### TASK PROMPT
Reproduce each line of the material exactly, minus any picture.

### DATASET SECTION
▽
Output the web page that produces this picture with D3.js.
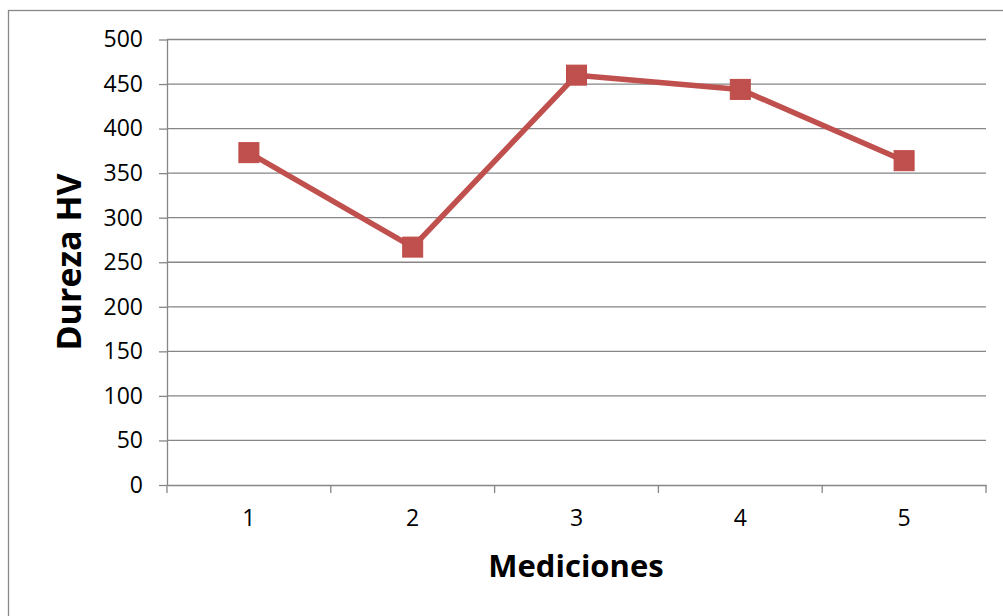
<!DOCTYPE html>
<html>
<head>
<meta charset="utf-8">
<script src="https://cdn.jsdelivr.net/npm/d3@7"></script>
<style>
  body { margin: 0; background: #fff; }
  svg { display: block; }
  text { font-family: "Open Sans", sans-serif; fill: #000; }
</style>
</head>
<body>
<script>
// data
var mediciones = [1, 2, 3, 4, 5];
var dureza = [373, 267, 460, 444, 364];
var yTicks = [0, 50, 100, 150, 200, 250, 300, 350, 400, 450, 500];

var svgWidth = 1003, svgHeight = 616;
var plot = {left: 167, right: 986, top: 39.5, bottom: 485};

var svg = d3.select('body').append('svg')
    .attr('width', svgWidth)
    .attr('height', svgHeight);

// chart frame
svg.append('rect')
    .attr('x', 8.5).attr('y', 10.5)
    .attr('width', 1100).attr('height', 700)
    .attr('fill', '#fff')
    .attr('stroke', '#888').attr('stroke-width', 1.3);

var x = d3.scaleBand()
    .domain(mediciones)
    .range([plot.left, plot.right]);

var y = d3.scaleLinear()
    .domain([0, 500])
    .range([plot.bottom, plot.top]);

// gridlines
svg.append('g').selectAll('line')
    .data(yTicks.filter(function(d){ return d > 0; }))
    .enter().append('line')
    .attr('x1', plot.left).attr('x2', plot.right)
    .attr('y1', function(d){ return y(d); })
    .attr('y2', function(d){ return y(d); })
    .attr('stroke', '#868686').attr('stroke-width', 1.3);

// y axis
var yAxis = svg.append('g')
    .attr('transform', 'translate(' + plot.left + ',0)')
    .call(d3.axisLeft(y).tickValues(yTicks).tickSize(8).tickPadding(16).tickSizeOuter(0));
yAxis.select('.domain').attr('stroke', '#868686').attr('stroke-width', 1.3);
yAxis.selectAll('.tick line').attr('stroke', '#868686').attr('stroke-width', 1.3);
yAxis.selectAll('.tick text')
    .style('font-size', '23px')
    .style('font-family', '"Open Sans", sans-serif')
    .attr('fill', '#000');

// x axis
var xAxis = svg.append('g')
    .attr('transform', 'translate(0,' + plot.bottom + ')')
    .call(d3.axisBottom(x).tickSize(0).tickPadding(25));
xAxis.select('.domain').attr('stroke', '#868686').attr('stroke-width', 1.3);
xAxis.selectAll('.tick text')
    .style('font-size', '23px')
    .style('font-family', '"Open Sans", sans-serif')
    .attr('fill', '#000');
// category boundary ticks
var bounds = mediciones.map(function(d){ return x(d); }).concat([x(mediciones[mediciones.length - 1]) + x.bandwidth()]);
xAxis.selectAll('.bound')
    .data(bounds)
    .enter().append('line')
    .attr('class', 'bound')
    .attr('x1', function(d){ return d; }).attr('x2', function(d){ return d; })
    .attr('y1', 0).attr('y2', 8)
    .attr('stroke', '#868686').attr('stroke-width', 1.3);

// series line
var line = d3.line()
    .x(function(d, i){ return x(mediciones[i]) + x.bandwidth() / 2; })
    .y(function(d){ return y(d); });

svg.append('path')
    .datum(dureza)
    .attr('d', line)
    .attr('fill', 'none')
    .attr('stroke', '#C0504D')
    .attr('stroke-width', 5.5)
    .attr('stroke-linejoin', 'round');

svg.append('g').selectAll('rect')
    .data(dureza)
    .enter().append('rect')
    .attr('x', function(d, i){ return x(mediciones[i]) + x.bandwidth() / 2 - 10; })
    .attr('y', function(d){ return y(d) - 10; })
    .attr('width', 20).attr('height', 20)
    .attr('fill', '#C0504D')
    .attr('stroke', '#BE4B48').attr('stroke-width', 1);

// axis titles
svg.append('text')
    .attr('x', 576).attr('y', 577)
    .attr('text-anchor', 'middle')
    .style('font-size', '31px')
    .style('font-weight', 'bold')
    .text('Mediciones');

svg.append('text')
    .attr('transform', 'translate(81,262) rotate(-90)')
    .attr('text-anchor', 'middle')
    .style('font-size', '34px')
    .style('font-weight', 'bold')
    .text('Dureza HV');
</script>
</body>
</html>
△
### OUTPUT BELOW
Output the web page that produces this picture with D3.js.
<!DOCTYPE html>
<html>
<head>
<meta charset="utf-8">
<script src="https://cdn.jsdelivr.net/npm/d3@7"></script>
<style>
  body { margin: 0; background: #fff; }
  svg { display: block; }
  text { font-family: "Open Sans", sans-serif; fill: #000; }
</style>
</head>
<body>
<script>
// data
var mediciones = [1, 2, 3, 4, 5];
var dureza = [373, 267, 460, 444, 364];
var yTicks = [0, 50, 100, 150, 200, 250, 300, 350, 400, 450, 500];

var svgWidth = 1003, svgHeight = 616;
var plot = {left: 167, right: 986, top: 39.5, bottom: 485};

var svg = d3.select('body').append('svg')
    .attr('width', svgWidth)
    .attr('height', svgHeight);

// chart frame
svg.append('rect')
    .attr('x', 8.5).attr('y', 10.5)
    .attr('width', 1100).attr('height', 700)
    .attr('fill', '#fff')
    .attr('stroke', '#888').attr('stroke-width', 1.3);

var x = d3.scaleBand()
    .domain(mediciones)
    .range([plot.left, plot.right]);

var y = d3.scaleLinear()
    .domain([0, 500])
    .range([plot.bottom, plot.top]);

// gridlines
svg.append('g').selectAll('line')
    .data(yTicks.filter(function(d){ return d > 0; }))
    .enter().append('line')
    .attr('x1', plot.left).attr('x2', plot.right)
    .attr('y1', function(d){ return y(d); })
    .attr('y2', function(d){ return y(d); })
    .attr('stroke', '#868686').attr('stroke-width', 1.3);

// y axis
var yAxis = svg.append('g')
    .attr('transform', 'translate(' + plot.left + ',0)')
    .call(d3.axisLeft(y).tickValues(yTicks).tickSize(8).tickPadding(16).tickSizeOuter(0));
yAxis.select('.domain').attr('stroke', '#868686').attr('stroke-width', 1.3);
yAxis.selectAll('.tick line').attr('stroke', '#868686').attr('stroke-width', 1.3);
yAxis.selectAll('.tick text')
    .style('font-size', '23px')
    .style('font-family', '"Open Sans", sans-serif')
    .attr('fill', '#000');

// x axis
var xAxis = svg.append('g')
    .attr('transform', 'translate(0,' + plot.bottom + ')')
    .call(d3.axisBottom(x).tickSize(0).tickPadding(25));
xAxis.select('.domain').attr('stroke', '#868686').attr('stroke-width', 1.3);
xAxis.selectAll('.tick text')
    .style('font-size', '23px')
    .style('font-family', '"Open Sans", sans-serif')
    .attr('fill', '#000');
// category boundary ticks
var bounds = mediciones.map(function(d){ return x(d); }).concat([x(mediciones[mediciones.length - 1]) + x.bandwidth()]);
xAxis.selectAll('.bound')
    .data(bounds)
    .enter().append('line')
    .attr('class', 'bound')
    .attr('x1', function(d){ return d; }).attr('x2', function(d){ return d; })
    .attr('y1', 0).attr('y2', 8)
    .attr('stroke', '#868686').attr('stroke-width', 1.3);

// series line
var line = d3.line()
    .x(function(d, i){ return x(mediciones[i]) + x.bandwidth() / 2; })
    .y(function(d){ return y(d); });

svg.append('path')
    .datum(dureza)
    .attr('d', line)
    .attr('fill', 'none')
    .attr('stroke', '#C0504D')
    .attr('stroke-width', 5.5)
    .attr('stroke-linejoin', 'round');

svg.append('g').selectAll('rect')
    .data(dureza)
    .enter().append('rect')
    .attr('x', function(d, i){ return x(mediciones[i]) + x.bandwidth() / 2 - 10; })
    .attr('y', function(d){ return y(d) - 10; })
    .attr('width', 20).attr('height', 20)
    .attr('fill', '#C0504D')
    .attr('stroke', '#BE4B48').attr('stroke-width', 1);

// axis titles
svg.append('text')
    .attr('x', 576).attr('y', 577)
    .attr('text-anchor', 'middle')
    .style('font-size', '31px')
    .style('font-weight', 'bold')
    .text('Mediciones');

svg.append('text')
    .attr('transform', 'translate(81,262) rotate(-90)')
    .attr('text-anchor', 'middle')
    .style('font-size', '34px')
    .style('font-weight', 'bold')
    .text('Dureza HV');
</script>
</body>
</html>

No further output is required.